News that motoring icon Jaguar Land Rover is testing a system that will pay drivers in cryptocurrency for reporting traffic congestion or potholes has been welcomed by experts in digital finance.
Boffins at the Warwickshire-based vehicle manufacturer are working on ‘smart wallet’ technology that will allow owners to earn credits by enabling their cars to automatically report road condition data to navigation providers and local authorities.
Drivers will then be able to use the cryptocurrency reward to pay for car parking, road tolls or even charging for electric vehicles, according to a Coin Rivet article for the Daily Express.
JLR has partnered with the IOTA Foundation to work on distributed ledger technologies to send and receive payments. The nature of the technology means there are no transaction fees, and car owners are able to top-up the wallet using conventional payment methods.

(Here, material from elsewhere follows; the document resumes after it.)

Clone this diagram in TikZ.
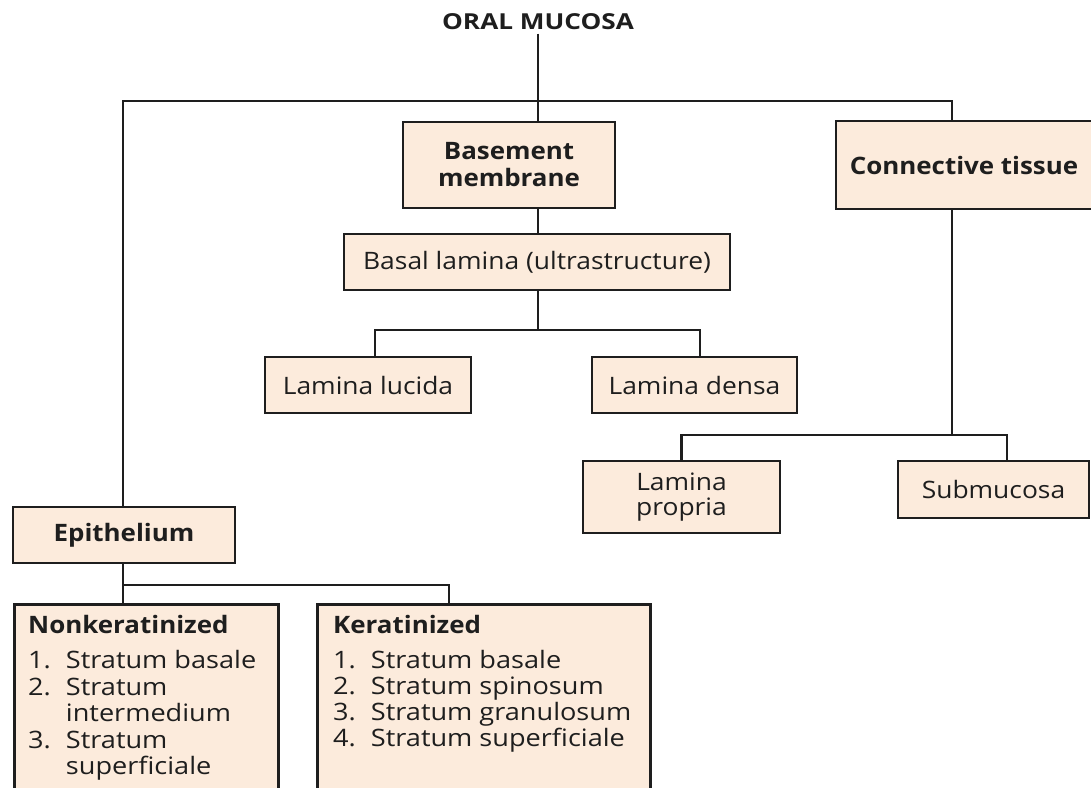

Software for the smart wallet is currently being trialled at JLR’s new engineering centre in Ireland where teams have already equipped several vehicles – including the Jaguar F-PACE and Range Rover Velar – with the advanced tech under the company’s software architect Russell Vickers.
“The connected car technologies we are developing will be transformative and truly turn your Jaguar or Land Rover into a third space, in addition to your home or office,” he said.
“In the future an autonomous car could drive itself to a charging station, recharge and pay, while its owner could choose to participate in the sharing economy – earning rewards from sharing useful data such as warning other cars of traffic jams.”
The move has been welcomed by experts who believe IOTA’s ‘tanglechain’ is a unique improvement on the current blockchain technology which underpins cryptocurrencies like Bitcoin.
One of the UK’s leading cryptocurrency academics – Gavin Brown, Senior Lecturer in Financial Economics at the Future Economies Research Centre within Manchester Metropolitan University – said JLR’s implementation of the scheme means “everybody wins”.
“Blockchains are typically linear and therefore despite off-chain solutions such as the Lightning Network designed to improve their capacity, speed and cost they largely remain relatively slow and inefficient,” he explained.
“In contrast, IOTA’s tanglechain is scalable meaning that it becomes more efficient and therefore quicker – and cheaper – the more people who use it, which is a clear advantage in the world of cryptocurrency adoption.”
He added that more corporations like JLR will be no doubt be considering similar schemes as the UK moves towards an ‘Internet of Things’ (IoT) networked economy where many internet-enabled devices can talk to each other and transact continuously in real-time.
He said: “Such a system allows cars for example to communicate pot hole defects and traffic jams etc to a central council in return for a cryptocurrency reward which can then be used by the car to purchase toll entry or road tax, etc. Everybody wins.
“Such a networked economy would eliminate friction, and what we in the field of economics call externalities, to ensure that good behaviour is incentivised whereas undesirable activities are penalised, automatically, and in real time.
“This technology has applications far beyond the automobile industry – the smart home as well as your employment and payment of taxes to name just two.”
“Fundamentally, the tanglechain has viable application for the movement and storage of currency and data making it pervasive and a ‘supertrend’ that is likely to affect us all within a generation.”